Abruptly we are transported to a new location by synchronised models swaying on ice-skates. Drawing on his rich knowledge of modernism as a designer but also architect, Abloh brings us next to the monolithic green marble of Paris’s Tennis Club de Paris. The contrast between the two landscapes was influenced by James Baldwin’s essay Stranger in the Village, published in 1953. The image of the lone figure of Williams is striking against the starkness of the snow and ice, a parallel Abloh draws from Baldwin’s description of his experience as a black man in a Swiss village. The entry of Williams into the second green marble scene is perhaps inspired by Abloh’s own entry as a black man into a world of art created from Eurocentric and predominantly white experience.
Inside the polished green marble structure of the Tennis Club de Paris, models laze about: some walking, some sitting, some are even propped up against the walls.
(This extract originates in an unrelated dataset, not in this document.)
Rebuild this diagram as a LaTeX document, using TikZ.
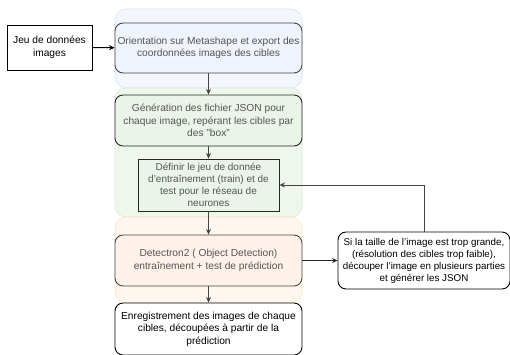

Each look exaggerates and playfully embellishes a male character type – cowboy boots are added to a salesman’s pinstriped suit; another is made entirely from holographic monogrammed PVC. The LV silver trunk features repeatedly, clearly one of the hero pieces of the collection, but we also catch glimpses of an LV ‘Keepall’ in the shape of a plane, floor-length coats, African draped wraps inspired by Abloh’s heritage, tartan kilts and Western hats. The message Abloh conveys is that clothing can have the power to debunk any dress code assigned to the male archetypes we are familiar with. This opens up space for a new opportunity, new identity and a new language of inclusivity.
An art heist sub-plot emerges involving the iconic LV silver trunk within the narrative. Williams walks around listing the names of several key cultural figures until the jazz and bass provided by Yasiin Bey take over. A forest-green colour story emerges amid the pinstripes and monogram, and we even see knitwear bedazzled with the Paris and New York Skylines. Notably, some of Louis Vuitton’s classic accessories have been reinvented to feature spray painted effects and bright neon elements.
In LV’s AW21 presentation, Abloh did more than just respond to Black Lives Matter and the other crises which the world faced in 2020. He demonstrated how fashion and virtual presentations like this one can provide a vessel for discussion, a visual commentary of a multitude of societal issues which need to be unravelled.
Abloh is aware of the importance of his work and speaking about the collection has stated that “within my practice, I contribute to a Black canon of culture and its preservation. This is why, to preserve my own output, I record it at length”.
We would argue that down to the garments alone, this is LV’s best menswear collection yet, but the real success here was the promotion of fashion as a platform to spark the difficult questions which need to be heard.